Here you are comparing bast game + expansions to just a base game. Espionage was not in the original CivIV. I wouldn't be surprised to see it added in an expansion for CiV too.
- generally, I have a feeling that almost everything was tuned down to have less influence. Resources do not increase output of the tiles as much as they used to (and there are a lot more of them), wonders do not seem to be so powerful, teh same goes for city buildings and after building a pasture on a tile with cattle I gained one hammer. Is it intentional? For me, it just means every choice I make is less important. Getting THAT resource before other do, building THAT wonder before others do was always something that drove me, that was worth investing in and made the challenge fascinating. Now it seems like everything just grows/develops at a similar tempo no matter what I do. Like I said in "health" paragraph - it was great for the strategy, that with time it became more and more important to have that resource, that holy city as bonuses were accumulating.
The difference is there are lots more of them. Instead of having that one super tile with cows on it you will likely have several slightly improved tiles. The net effect is the same. There is still plenty of incentive to rush for specific tiles before your opponents. In fact, with the change to strategic resources it can be even more important. Who cares if you lose an iron tile to someone in CivIV as long as you have one somewhere else? This is not the case in CiV.
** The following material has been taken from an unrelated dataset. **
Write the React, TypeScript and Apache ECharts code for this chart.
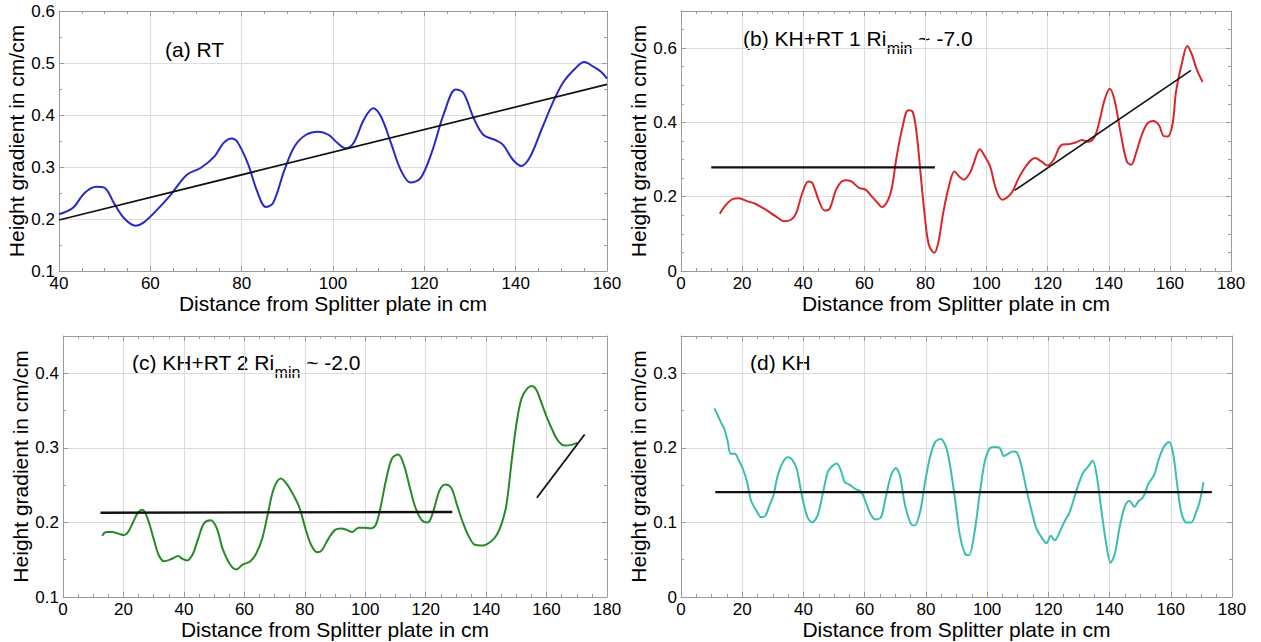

Also, wonders are extremely powerful. Some might not appear to be at first glance, but when you play the game you see that they are. For example, the +8 culture from Stonehenge doesn't sound like much, but it can be a very big deal.
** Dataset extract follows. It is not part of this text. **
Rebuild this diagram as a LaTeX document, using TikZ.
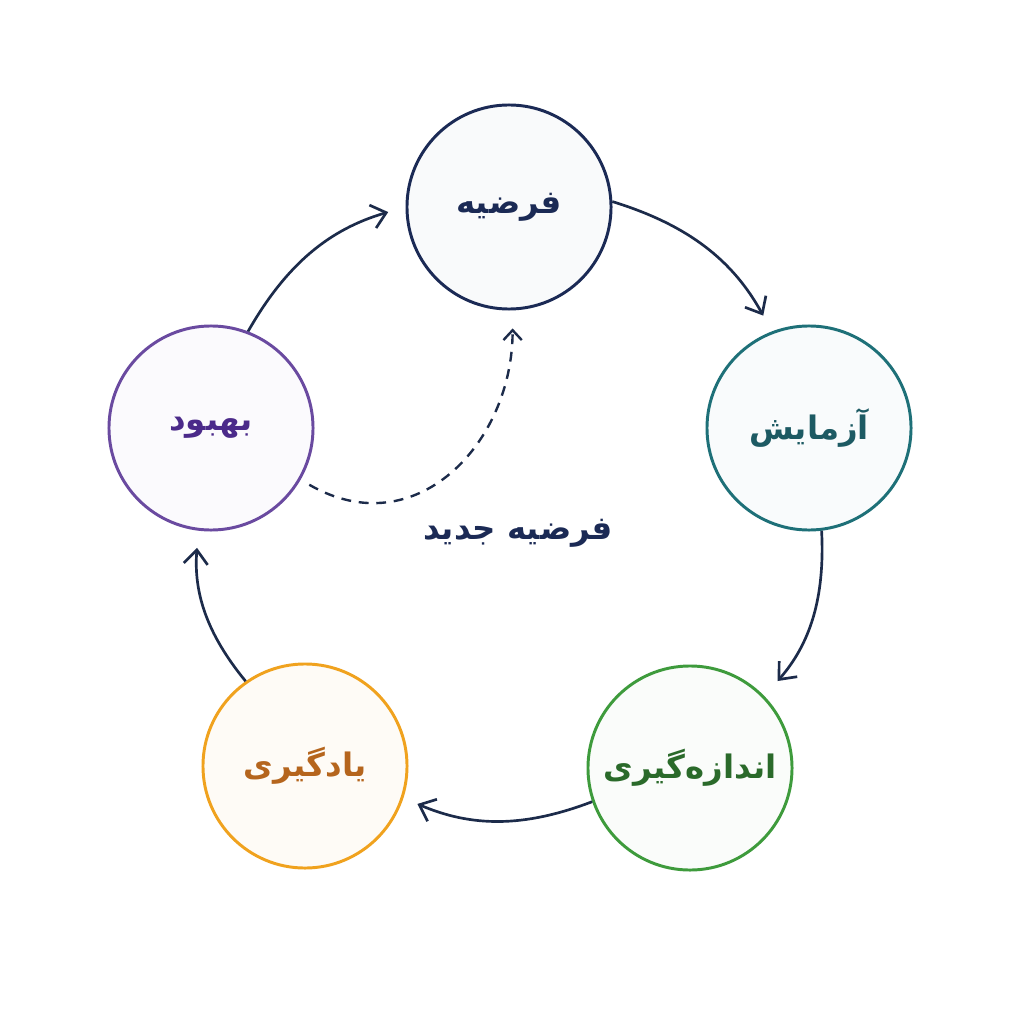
\documentclass[tikz,border=0pt]{standalone}
\usepackage{fontspec}
\usetikzlibrary{arrows.meta}
\TeXXeTstate=1
\newfontfamily\arabicfont[Script=Arabic]{DejaVu Sans}
\definecolor{navy}{HTML}{1B2A55}
\definecolor{arrowc}{HTML}{1C2B4A}
\definecolor{tealb}{HTML}{1E7078}
\definecolor{tealt}{HTML}{1D5A63}
\definecolor{greenb}{HTML}{3E9B3C}
\definecolor{greent}{HTML}{2A6A2A}
\definecolor{orangeb}{HTML}{F0A21E}
\definecolor{oranget}{HTML}{B5651D}
\definecolor{purpleb}{HTML}{6A4AA0}
\definecolor{purplet}{HTML}{4B2A8A}
\begin{document}
\begin{tikzpicture}[x=0.025cm,y=-0.025cm,
  stage/.style={circle, minimum size=5.1cm, inner sep=0pt, line width=2.1pt,
    font=\arabicfont\bfseries\fontsize{23}{27}\selectfont},
  flow/.style={draw=arrowc, line width=1.9pt, -{Straight Barb[length=10pt,width=17pt]}},
  newhyp/.style={draw=arrowc, line width=1.7pt, dashed, dash pattern=on 7pt off 5.5pt, -{Straight Barb[length=7pt,width=13pt]}}]
\fill[white] (0,0) rectangle (1024,1024);
\useasboundingbox (0,0) rectangle (1024,1024);
\node[stage, draw=navy, fill=navy!2.5, text=navy] (f) at (509,207) {\beginR فرضیه\endR};
\node[stage, draw=tealb, fill=tealb!2.5, text=tealt] (a) at (809,428) {\beginR آزمایش\endR};
\node[stage, draw=greenb, fill=greenb!2.5, text=greent] (m) at (690,768) {\beginR اندازه‌گیری\endR};
\node[stage, draw=orangeb, fill=orangeb!4, text=oranget] (y) at (305,766) {\beginR یادگیری\endR};
\node[stage, draw=purpleb, fill=purpleb!2.5, text=purplet] (b) at (211,428) {\beginR بهبود\endR};
\node[text=navy, font=\arabicfont\bfseries\fontsize{23}{27}\selectfont] (lbl) at (518,533) {\beginR فرضیه جدید\endR};
\draw[flow, shorten >=0.45cm] (f.3) to[bend left=22] (a.111);
\draw[flow, shorten >=0.5cm] (a.-83) to[bend left=22] (m.44);
\draw[flow, shorten >=0.38cm] (m.199) to[bend left=22] (y.-18);
\draw[flow, shorten >=0.43cm] (y.125) to[bend left=22] (b.263);
\draw[flow, shorten >=0.45cm] (b.69) to[bend left=22] (f.180);
\draw[newhyp, shorten <=0.25cm, shorten >=0.45cm] (b.-30) to[out=-30,in=-90,looseness=1.25] (f.272);
\end{tikzpicture}
\end{document}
- corruption - where is it? I haven't investigated this too much, but from what I saw the distance between cities plays no role in the maintenance now. Or in their production effectiveness. If that's true, it is another huge simplification.
Here I agree with you. Not quite sure why they took this out.
- happiness is now empire wide. I read the arguments for it and I don't agree with them. The way I understand it, it simply replaced number of cities maintenance cost as a growth limit (while probably omitting the distance factor) - so it is not NEW, BETTER, it is simplified again. Someone claimed it means you need to use diplomacy and economy to manage the "new" happiness. Ermm... and in civ4 you didn't have to??? (my last BTS game for most of the time I spent a huge portion of my income on acquiring lux resources from other civs as I didn't have them in my territory and I had to be nice to some nasty neighbours). Now supposedly the city specific happiness was a bad thing. Was it? Firstly, there WAS an empire wide happiness factor (war weariness). Secondly, as there WAS (now absent I guess) an empire wide growth limiting factor (maintenance cost+health in general), the city specific happiness was ANOTHER NOW ABSENT factor in the game! It limited a super growth of a specific city (usually the capital) - how many times have I been forced into choose: go for Monarchy and her. rule to let my capital grow packed with warriors OR choose some other more needed tech (or get an extra religion AND not allow an enemy to have a holy city - another now removed strategical factor). So, what replaced it?
Here's the big one. Happiness civ-wide is not at all simplified, in many ways its far more complex. It adds all sorts of new options and decisions to the game. Now instead of simply growing every city up to its happiness cap you actually have to decide how you want to allocate your citizens. Do you even out your population among your cities? Do you marginalize some cities to allow you to have a couple of maga-cities? Do you have your unit producing cities stop producing units for a time and build happiness structures so your other cities can grow even more? How do you balance unhappiness from the number of cities with population for optimum results? All I can say is if you think this is simply to replace maintenance cost as a number of cities growth limit then you really don't fully understand the mechanic. It combined many mechanics into one. On the surface it looks simple, but in reality it is extremely complex.
Here's a simple comparison. In CivIV, every time you placed a new city you increased your civ's total population cap. No matter where you placed it, you always got at least 4 more added to your cap. Once the city was placed there was no cost for growing it to said cap either. Just give it time and it will get there. All you had to pay for was the maintenance cost of the city. Now in CiV, every time you place a new city it actually lowers your civ's total population cap. Plus every additional population you decide to allow there is at the expense of one somewhere else. You still have to pay "maintenance" for the city itself, just not in the form of gold, in the form of lowering your total population cap. However, you can, if you choose to, build a happiness building in that city. By doing that you are then paying for the city with gold like you did in CivIV. You can even build more happiness buildings in this city to allow your other cities to grow if you wish. It sounds to me like CiV's version has more options and more complexity, not less.
- social policies - a lot has been said about them. I just like to add that I always thought there should be two things in the game: a civ's social values AND (as a separate thing) political/government choices. The first should not be a subject of player's free decision, rather reflect his general play - ie if he goes to war early, his society should become "warlike", if he builds cottages etc, they should become merchants. These settings should be very hard to change during gameplay. On the other hand, the political choices should be almost free to choose, just like the civics system worked. Now the policies system seems to be none of the above, just acts like an "extra tech tree" with the only difference being that you will never research all the "policies". Nice idea, but as an addition to "social values" and especially to civics options, otherwise, another strange simplification.
While your idea sounds interesting, nothing like what you suggest here has been in any Civ game. So I don't know how it can be a simplification to something that never existed. SPs are certainly no more simple than civics in CivIV. If you preferred civics to SPs, that's fine, but its not a simplification. Personally I'm not sure which i like more. I like that SPs give culture a more interesting role in the game. However I also liked the flexibility of civics.
Like I said at the beginning, I really think you are having the same problem that many others are before getting to really know the game. You only see the places where your options and strategies from CivIV were limited and not seeing where they have been opened up. CiV is an incredibly complex game.